Common Questions About Net Metering

What happens to my credits at the end of the year?

Most net metering programs have an annual "true-up" period. At the end of the year, your utility calculates your total credits and total consumption. Policies vary on how excess annual credits are handled. Some states require the utility to pay you for surplus credits (often at a reduced rate), while others simply reset your balance to zero. Check your state's specific rules, because this affects how you should size your system.

Can I sell my electricity for a profit?

In most net metering programs, no. The credits offset your bill but do not result in a cash payment that exceeds your total annual bill. Some states do compensate for annual surplus, but typically at avoided-cost rates rather than retail. Net metering is designed to reduce your bill, not turn your home into a power plant for profit.
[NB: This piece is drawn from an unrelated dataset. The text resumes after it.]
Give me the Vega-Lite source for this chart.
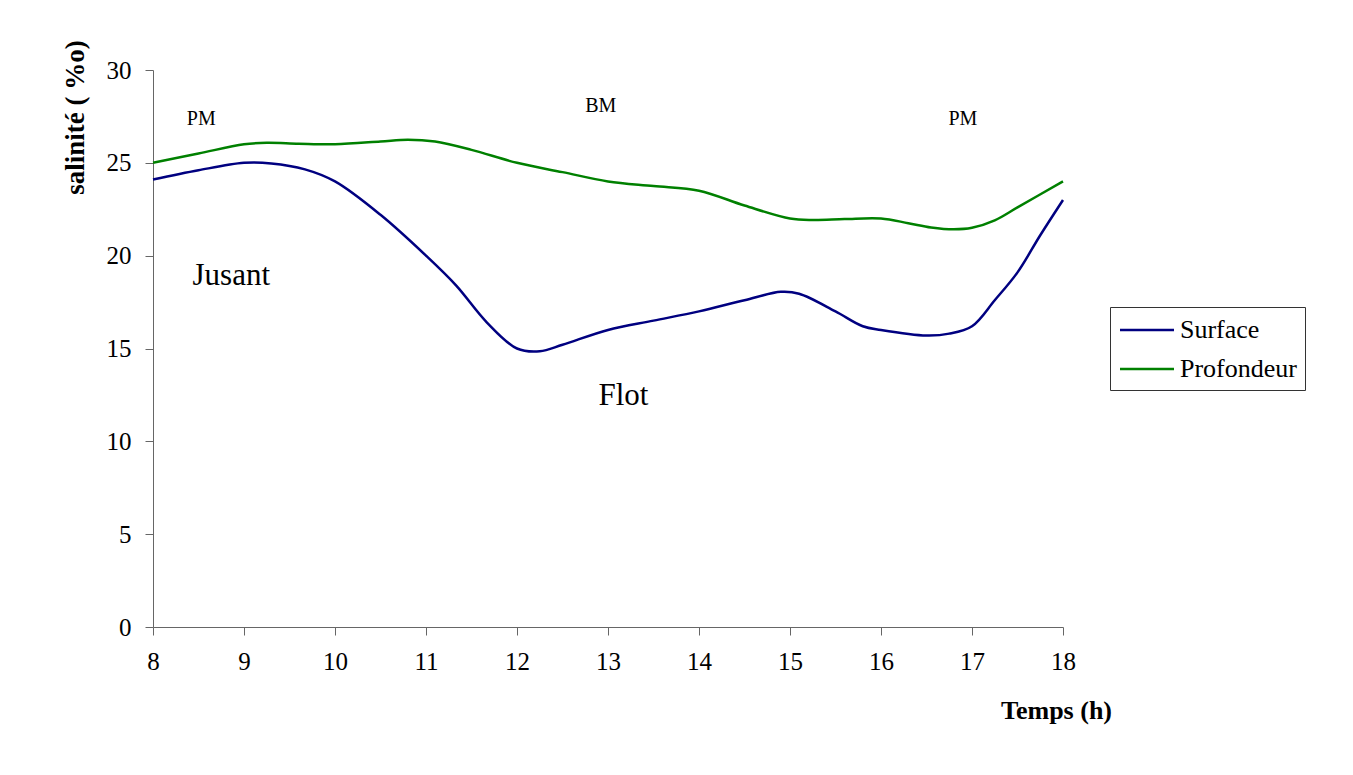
{
  "$schema": "https://vega.github.io/schema/vega-lite/v6.json",
  "width": 910,
  "height": 557,
  "autosize": {"type": "none"},
  "padding": {"left": 153, "top": 70, "right": 290, "bottom": 148},
  "background": "white",
  "datasets": {
    "series": [
      {"t": 8.0, "v": 24.1, "serie": "Surface"},
      {"t": 8.5, "v": 24.6, "serie": "Surface"},
      {"t": 9.0, "v": 25.0, "serie": "Surface"},
      {"t": 9.3, "v": 24.97, "serie": "Surface"},
      {"t": 9.67, "v": 24.65, "serie": "Surface"},
      {"t": 10.0, "v": 24.0, "serie": "Surface"},
      {"t": 10.5, "v": 22.2, "serie": "Surface"},
      {"t": 11.0, "v": 20.0, "serie": "Surface"},
      {"t": 11.33, "v": 18.4, "serie": "Surface"},
      {"t": 11.67, "v": 16.4, "serie": "Surface"},
      {"t": 12.0, "v": 15.0, "serie": "Surface"},
      {"t": 12.25, "v": 14.85, "serie": "Surface"},
      {"t": 12.5, "v": 15.2, "serie": "Surface"},
      {"t": 13.0, "v": 16.0, "serie": "Surface"},
      {"t": 13.5, "v": 16.5, "serie": "Surface"},
      {"t": 14.0, "v": 17.0, "serie": "Surface"},
      {"t": 14.5, "v": 17.6, "serie": "Surface"},
      {"t": 14.9, "v": 18.05, "serie": "Surface"},
      {"t": 15.1, "v": 17.95, "serie": "Surface"},
      {"t": 15.5, "v": 17.0, "serie": "Surface"},
      {"t": 15.8, "v": 16.2, "serie": "Surface"},
      {"t": 16.0, "v": 16.0, "serie": "Surface"},
      {"t": 16.5, "v": 15.7, "serie": "Surface"},
      {"t": 16.75, "v": 15.8, "serie": "Surface"},
      {"t": 17.0, "v": 16.2, "serie": "Surface"},
      {"t": 17.25, "v": 17.6, "serie": "Surface"},
      {"t": 17.5, "v": 19.1, "serie": "Surface"},
      {"t": 17.75, "v": 21.1, "serie": "Surface"},
      {"t": 18.0, "v": 23.0, "serie": "Surface"},
      {"t": 8.0, "v": 25.0, "serie": "Profondeur"},
      {"t": 8.5, "v": 25.5, "serie": "Profondeur"},
      {"t": 9.0, "v": 26.0, "serie": "Profondeur"},
      {"t": 9.25, "v": 26.08, "serie": "Profondeur"},
      {"t": 9.6, "v": 26.03, "serie": "Profondeur"},
      {"t": 10.0, "v": 26.0, "serie": "Profondeur"},
      {"t": 10.5, "v": 26.15, "serie": "Profondeur"},
      {"t": 10.8, "v": 26.25, "serie": "Profondeur"},
      {"t": 11.1, "v": 26.15, "serie": "Profondeur"},
      {"t": 11.5, "v": 25.7, "serie": "Profondeur"},
      {"t": 12.0, "v": 25.0, "serie": "Profondeur"},
      {"t": 12.5, "v": 24.5, "serie": "Profondeur"},
      {"t": 13.0, "v": 24.0, "serie": "Profondeur"},
      {"t": 13.5, "v": 23.75, "serie": "Profondeur"},
      {"t": 14.0, "v": 23.5, "serie": "Profondeur"},
      {"t": 14.5, "v": 22.7, "serie": "Profondeur"},
      {"t": 15.0, "v": 22.0, "serie": "Profondeur"},
      {"t": 15.25, "v": 21.92, "serie": "Profondeur"},
      {"t": 15.6, "v": 21.97, "serie": "Profondeur"},
      {"t": 16.0, "v": 22.0, "serie": "Profondeur"},
      {"t": 16.3, "v": 21.75, "serie": "Profondeur"},
      {"t": 16.55, "v": 21.52, "serie": "Profondeur"},
      {"t": 16.8, "v": 21.42, "serie": "Profondeur"},
      {"t": 17.0, "v": 21.5, "serie": "Profondeur"},
      {"t": 17.25, "v": 21.9, "serie": "Profondeur"},
      {"t": 17.5, "v": 22.6, "serie": "Profondeur"},
      {"t": 18.0, "v": 24.0, "serie": "Profondeur"}
    ],
    "small": [
      {"t": 8.53, "v": 27.35, "label": "PM"},
      {"t": 12.92, "v": 28.05, "label": "BM"},
      {"t": 16.9, "v": 27.35, "label": "PM"}
    ],
    "big": [
      {"t": 8.86, "v": 18.9, "label": "Jusant"},
      {"t": 13.17, "v": 12.45, "label": "Flot"}
    ]
  },
  "layer": [
    {
      "data": {"name": "series"},
      "mark": {"type": "line", "interpolate": "catmull-rom", "strokeWidth": 2.5},
      "encoding": {
        "x": {
          "field": "t", "type": "quantitative",
          "scale": {"domain": [8, 18], "nice": false, "zero": false},
          "axis": {
            "values": [8, 9, 10, 11, 12, 13, 14, 15, 16, 17, 18],
            "format": "d",
            "labelFlush": false,
            "title": "Temps (h)",
            "titleX": 903, "titleY": 83, "titleAlign": "center", "titleBaseline": "middle",
            "titleFontSize": 26,
            "labelPadding": 14
          }
        },
        "y": {
          "field": "v", "type": "quantitative",
          "scale": {"domain": [0, 30], "nice": false},
          "axis": {
            "values": [0, 5, 10, 15, 20, 25, 30],
            "labelFlush": false,
            "title": "salinité ( %o)",
            "titleX": -78, "titleY": 47, "titleAlign": "center", "titleBaseline": "middle", "titleAngle": -90,
            "titleFontSize": 27,
            "labelPadding": 14
          }
        },
        "color": {
          "field": "serie", "type": "nominal",
          "scale": {"domain": ["Surface", "Profondeur"], "range": ["#000080", "#008000"]},
          "legend": {"title": null}
        }
      }
    },
    {
      "data": {"name": "small"},
      "mark": {"type": "text", "font": "Liberation Serif", "fontSize": 20, "color": "black", "align": "center", "baseline": "middle"},
      "encoding": {
        "x": {"field": "t", "type": "quantitative"},
        "y": {"field": "v", "type": "quantitative"},
        "text": {"field": "label"}
      }
    },
    {
      "data": {"name": "big"},
      "mark": {"type": "text", "font": "Liberation Serif", "fontSize": 31, "color": "black", "align": "center", "baseline": "middle"},
      "encoding": {
        "x": {"field": "t", "type": "quantitative"},
        "y": {"field": "v", "type": "quantitative"},
        "text": {"field": "label"}
      }
    }
  ],
  "config": {
    "view": {"stroke": null},
    "axis": {
      "grid": false,
      "domainColor": "#666666",
      "tickColor": "#666666",
      "tickSize": 8,
      "labelFont": "Liberation Serif",
      "labelFontSize": 25,
      "labelColor": "black",
      "titleFont": "Liberation Serif",
      "titleFontSize": 25,
      "titleFontWeight": "bold",
      "titleColor": "black"
    },
    "legend": {
      "orient": "none",
      "legendX": 957,
      "legendY": 237,
      "symbolType": "M-2,0H2",
      "symbolSize": 729,
      "symbolStrokeWidth": 2.5,
      "symbolOffset": 14,
      "labelFont": "Liberation Serif",
      "labelFontSize": 26,
      "labelColor": "black",
      "labelOffset": 18,
      "strokeColor": "#333333",
      "padding": 8,
      "rowPadding": 11
    }
  }
}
Does net metering work with community solar?

Yes, many states have community solar programs that use a form of virtual net metering. You subscribe to a share of a solar farm located elsewhere, and the credits generated by your share are applied to your utility bill. This is a great option if your roof is not suitable for solar panels or if you rent your home.

What happens if my state changes its net metering policy?

Most states grandfather existing solar customers under the terms that were in place when they connected their system. California, for example, grandfathers NEM 2.0 customers for 20 years. However, the length and terms of grandfathering vary by state, so this is an important detail to confirm before you install.

The Bottom Line

Net metering remains one of the most valuable incentives for going solar, even as policies evolve and compensation structures change across the country. If you live in a state with full retail net metering, the financial case for solar is as strong as it has ever been. If you live in a state that has shifted to net billing or reduced compensation, battery storage has become the key to making the numbers work.

The landscape is changing quickly. About one-third of states are actively revising their net metering policies, and the trend is clearly moving toward lower export compensation. If you have been considering solar, there is a genuine urgency to act while your state's current policies are still in place. Systems installed under favorable net metering rules are typically grandfathered for years or even decades.

Whatever your situation, the strategies are clear: right-size your system, understand your rate structure, pair with batteries when the math supports it, and shift your usage to maximize self-consumption. Do those things, and net metering can still deliver thousands of dollars in savings over the life of your solar investment.